-- GIVEN INSTRUCTION --
Give the data again exactly as written, skipping any pictures.
----
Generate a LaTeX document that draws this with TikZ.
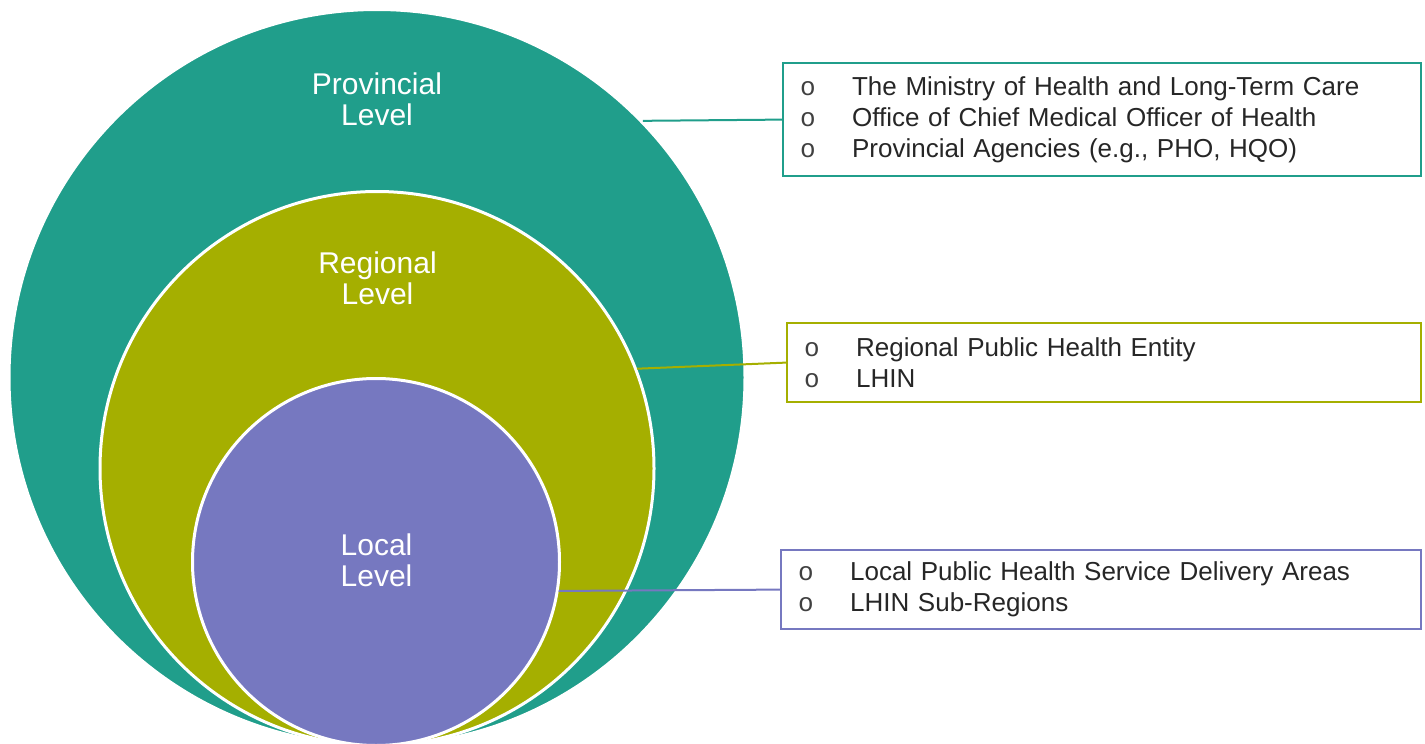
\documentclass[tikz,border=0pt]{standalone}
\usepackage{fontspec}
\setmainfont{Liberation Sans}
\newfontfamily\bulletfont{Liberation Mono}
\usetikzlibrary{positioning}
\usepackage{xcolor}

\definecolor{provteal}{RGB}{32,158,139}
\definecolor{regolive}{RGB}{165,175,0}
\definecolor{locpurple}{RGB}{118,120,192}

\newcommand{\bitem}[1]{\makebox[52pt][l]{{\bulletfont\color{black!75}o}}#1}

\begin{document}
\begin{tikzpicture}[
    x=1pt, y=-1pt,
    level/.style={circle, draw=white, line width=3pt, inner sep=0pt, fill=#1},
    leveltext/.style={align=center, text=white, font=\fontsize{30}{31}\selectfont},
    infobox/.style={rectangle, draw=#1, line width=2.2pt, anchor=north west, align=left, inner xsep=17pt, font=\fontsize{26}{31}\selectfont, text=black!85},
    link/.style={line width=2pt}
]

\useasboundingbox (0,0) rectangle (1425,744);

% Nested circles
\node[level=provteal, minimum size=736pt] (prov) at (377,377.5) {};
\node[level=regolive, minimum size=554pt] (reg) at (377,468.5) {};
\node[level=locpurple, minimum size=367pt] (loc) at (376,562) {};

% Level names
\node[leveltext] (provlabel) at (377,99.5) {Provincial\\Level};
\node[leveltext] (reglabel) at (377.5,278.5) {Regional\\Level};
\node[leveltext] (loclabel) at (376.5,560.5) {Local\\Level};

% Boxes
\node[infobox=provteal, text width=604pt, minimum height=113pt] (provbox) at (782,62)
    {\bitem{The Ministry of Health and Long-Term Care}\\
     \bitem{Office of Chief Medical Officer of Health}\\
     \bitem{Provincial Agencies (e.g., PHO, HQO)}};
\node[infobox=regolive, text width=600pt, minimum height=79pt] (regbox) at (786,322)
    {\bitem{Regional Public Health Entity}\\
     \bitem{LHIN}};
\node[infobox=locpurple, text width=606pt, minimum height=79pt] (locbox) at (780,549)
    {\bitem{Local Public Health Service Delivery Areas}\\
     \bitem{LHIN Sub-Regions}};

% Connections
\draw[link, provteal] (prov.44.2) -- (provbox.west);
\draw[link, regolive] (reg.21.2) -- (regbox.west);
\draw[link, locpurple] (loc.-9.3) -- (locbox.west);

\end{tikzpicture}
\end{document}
----
-- ANSWER TO THE PROBLEM --
Generate a LaTeX document that draws this with TikZ.
\documentclass[tikz,border=0pt]{standalone}
\usepackage{fontspec}
\setmainfont{Liberation Sans}
\newfontfamily\bulletfont{Liberation Mono}
\usetikzlibrary{positioning}
\usepackage{xcolor}

\definecolor{provteal}{RGB}{32,158,139}
\definecolor{regolive}{RGB}{165,175,0}
\definecolor{locpurple}{RGB}{118,120,192}

\newcommand{\bitem}[1]{\makebox[52pt][l]{{\bulletfont\color{black!75}o}}#1}

\begin{document}
\begin{tikzpicture}[
    x=1pt, y=-1pt,
    level/.style={circle, draw=white, line width=3pt, inner sep=0pt, fill=#1},
    leveltext/.style={align=center, text=white, font=\fontsize{30}{31}\selectfont},
    infobox/.style={rectangle, draw=#1, line width=2.2pt, anchor=north west, align=left, inner xsep=17pt, font=\fontsize{26}{31}\selectfont, text=black!85},
    link/.style={line width=2pt}
]

\useasboundingbox (0,0) rectangle (1425,744);

% Nested circles
\node[level=provteal, minimum size=736pt] (prov) at (377,377.5) {};
\node[level=regolive, minimum size=554pt] (reg) at (377,468.5) {};
\node[level=locpurple, minimum size=367pt] (loc) at (376,562) {};

% Level names
\node[leveltext] (provlabel) at (377,99.5) {Provincial\\Level};
\node[leveltext] (reglabel) at (377.5,278.5) {Regional\\Level};
\node[leveltext] (loclabel) at (376.5,560.5) {Local\\Level};

% Boxes
\node[infobox=provteal, text width=604pt, minimum height=113pt] (provbox) at (782,62)
    {\bitem{The Ministry of Health and Long-Term Care}\\
     \bitem{Office of Chief Medical Officer of Health}\\
     \bitem{Provincial Agencies (e.g., PHO, HQO)}};
\node[infobox=regolive, text width=600pt, minimum height=79pt] (regbox) at (786,322)
    {\bitem{Regional Public Health Entity}\\
     \bitem{LHIN}};
\node[infobox=locpurple, text width=606pt, minimum height=79pt] (locbox) at (780,549)
    {\bitem{Local Public Health Service Delivery Areas}\\
     \bitem{LHIN Sub-Regions}};

% Connections
\draw[link, provteal] (prov.44.2) -- (provbox.west);
\draw[link, regolive] (reg.21.2) -- (regbox.west);
\draw[link, locpurple] (loc.-9.3) -- (locbox.west);

\end{tikzpicture}
\end{document}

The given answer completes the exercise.